On November 19, news broke about a morning show host at WNWS-FM posting his thoughts on Facebook about President Obama, his wife, and daughters. The words "...a pimp walking prez married to cheetahs daughter..." are all the context you need to see bigotry. Yet the radio industry allows this man a position of responsibility as the mouthpiece of the station! All we've heard from General Manager Larry Woods is this: "...Bill is taking a few days off."

I thought again about publishing what follows but refrained.

This morning we are all treated to the story of "Tyrone the Black Christmas Fairy." This story even has an employee who spoke up with "Ah, isn’t that kind of racially insensitive to drag a black man behind a tow truck, be it in good spirits or not?"

I've had enough! Today my story gets printed.





It's time to talk about a topic nobody in the radio industry wants to discuss, i.e., why there are so few black people working in it. Why is it that I can scan through five leading online radio publications and find that out of 106 pictures of people in the radio industry (with a few from the labels) 101 are of Caucasians; three pictures are of blacks; two pictures are of non-whites (FCC commissioner Ajit Pai and Geraldo Rivera).

I did a recount this morning (November 26). The tally? Of 90 pictures, two were of blacks: Steve Harvey and "Tyrone" hanging from a tow truck.

Today I added 4 more radio industry publications that were not in the original count; of their 55 pictures, only 1 was of a black man.

(View your typical "staff" page for the radio industry, courtesy of the above-mentioned WNWS-FM.)

"While you're at it, how about giving some of this power to YOUNG black men and women..." Why are none of the radio industry trades asking why there are so few African-Americans working in radio?

(Notice that - as of 11am this morning - the story about the Raleigh NC Clear Channel radio station and "Tyrone" is not reported in Clear Channel-owned Inside Radio.)

Let me drop a quote from the (RTNDA) "2012 TV and Radio News Staffing and Profitability Survey": "In the last 22 years, the minority population in the U.S. has risen 10.4%; but the minority workforce in TV news is up 3.7%, and the minority workforce in radio is up 0.9%." And we're only talking about "news" department staffing here, a place where 88.3% of the radio staff are - yep - Caucasians. And 91.3% of "News Directors" are Caucasian.

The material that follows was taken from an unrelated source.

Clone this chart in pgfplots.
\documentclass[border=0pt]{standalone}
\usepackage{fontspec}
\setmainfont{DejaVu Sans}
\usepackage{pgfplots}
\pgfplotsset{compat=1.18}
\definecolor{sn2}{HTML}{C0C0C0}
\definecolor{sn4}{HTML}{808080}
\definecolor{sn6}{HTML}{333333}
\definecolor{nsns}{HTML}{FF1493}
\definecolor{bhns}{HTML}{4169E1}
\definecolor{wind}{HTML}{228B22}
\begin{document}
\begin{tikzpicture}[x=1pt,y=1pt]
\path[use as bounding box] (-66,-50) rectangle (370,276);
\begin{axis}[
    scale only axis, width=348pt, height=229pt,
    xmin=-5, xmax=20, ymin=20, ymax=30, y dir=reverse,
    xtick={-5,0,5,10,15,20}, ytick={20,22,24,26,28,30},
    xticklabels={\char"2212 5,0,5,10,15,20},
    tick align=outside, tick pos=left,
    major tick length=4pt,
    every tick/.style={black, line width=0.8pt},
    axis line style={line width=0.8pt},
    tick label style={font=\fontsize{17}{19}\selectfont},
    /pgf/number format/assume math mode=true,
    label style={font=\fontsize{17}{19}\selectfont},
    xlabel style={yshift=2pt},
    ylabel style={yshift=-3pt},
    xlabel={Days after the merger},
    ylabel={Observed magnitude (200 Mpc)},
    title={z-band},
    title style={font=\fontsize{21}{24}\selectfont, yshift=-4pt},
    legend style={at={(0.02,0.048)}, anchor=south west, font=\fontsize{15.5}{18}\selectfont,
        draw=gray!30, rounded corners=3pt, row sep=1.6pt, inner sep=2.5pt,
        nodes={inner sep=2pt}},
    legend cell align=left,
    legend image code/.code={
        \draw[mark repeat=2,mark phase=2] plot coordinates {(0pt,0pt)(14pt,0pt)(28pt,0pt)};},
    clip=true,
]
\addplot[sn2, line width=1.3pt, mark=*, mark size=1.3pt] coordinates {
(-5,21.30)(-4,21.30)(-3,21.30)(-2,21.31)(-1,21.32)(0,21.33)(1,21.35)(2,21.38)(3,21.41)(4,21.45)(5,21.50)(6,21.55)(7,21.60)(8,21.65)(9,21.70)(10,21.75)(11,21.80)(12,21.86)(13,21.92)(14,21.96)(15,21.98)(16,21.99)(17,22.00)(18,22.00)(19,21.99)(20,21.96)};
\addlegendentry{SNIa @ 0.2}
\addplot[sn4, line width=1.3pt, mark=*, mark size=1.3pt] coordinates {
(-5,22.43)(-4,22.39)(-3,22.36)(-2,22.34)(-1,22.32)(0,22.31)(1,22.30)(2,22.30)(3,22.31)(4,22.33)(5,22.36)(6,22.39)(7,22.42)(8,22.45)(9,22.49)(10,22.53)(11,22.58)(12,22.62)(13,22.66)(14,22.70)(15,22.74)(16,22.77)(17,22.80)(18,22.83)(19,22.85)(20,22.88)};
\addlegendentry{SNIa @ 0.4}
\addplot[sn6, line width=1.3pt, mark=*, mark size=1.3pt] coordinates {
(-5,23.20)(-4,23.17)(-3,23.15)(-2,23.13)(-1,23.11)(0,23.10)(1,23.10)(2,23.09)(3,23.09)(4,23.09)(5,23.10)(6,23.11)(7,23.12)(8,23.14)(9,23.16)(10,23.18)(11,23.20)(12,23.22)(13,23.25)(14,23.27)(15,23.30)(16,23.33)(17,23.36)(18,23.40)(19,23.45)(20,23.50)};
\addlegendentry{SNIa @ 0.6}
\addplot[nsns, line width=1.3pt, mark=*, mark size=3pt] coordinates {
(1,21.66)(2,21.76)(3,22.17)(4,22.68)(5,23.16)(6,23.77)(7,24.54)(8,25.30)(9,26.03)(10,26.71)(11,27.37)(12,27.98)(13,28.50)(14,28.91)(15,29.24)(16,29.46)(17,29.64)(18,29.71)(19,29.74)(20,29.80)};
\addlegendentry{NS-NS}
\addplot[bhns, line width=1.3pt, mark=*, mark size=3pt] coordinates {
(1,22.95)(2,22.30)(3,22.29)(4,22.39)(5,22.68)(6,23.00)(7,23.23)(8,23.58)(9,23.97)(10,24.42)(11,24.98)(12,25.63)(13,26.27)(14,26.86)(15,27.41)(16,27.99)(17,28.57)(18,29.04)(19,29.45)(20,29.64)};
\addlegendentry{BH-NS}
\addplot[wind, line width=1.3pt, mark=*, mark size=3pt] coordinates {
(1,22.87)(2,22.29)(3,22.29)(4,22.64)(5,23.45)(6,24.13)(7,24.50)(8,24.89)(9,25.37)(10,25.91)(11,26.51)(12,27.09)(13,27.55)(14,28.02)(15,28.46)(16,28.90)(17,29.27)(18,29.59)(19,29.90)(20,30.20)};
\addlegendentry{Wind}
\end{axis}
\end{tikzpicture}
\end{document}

We've heard rumors that the radio industry is nothing but an old white boys club, and that few of these old men - they are nearly all men - understand enough about this great radio migration to digital to lead. We're also learning how they do not understand that minorities are a growing portion of the population. (Given that most of these old white men are Republican, you'd think this last election drove that point home.)

So why is it that we have more diversity in the population yet so little in what's creating a mass media's content, like a radio?

"Arbitron Black Radio Today 2012 finds that about 93% of Black consumers aged 12 years and over listened to the radio in an average week during the Fall 2011 survey period. Black men and women in the key demographic of 35-54 listened in even greater numbers." You have nearly the entire African-American population tuning into radio. How is an old white man going to know what's best for this community? (Radio One is acknowledged.)

It's time to play the race card and demand that radio, as a mass media, have a more proportionate number of blacks in leadership positions. While you're at it, how about giving some of this power to YOUNG black men and women. The executive suites need to be culled of the older white males who aren't doing too much anyway.

...Late breaking bit of news: View RAB's "Why Radio." It's full of pictures with black people - posing as radio listeners.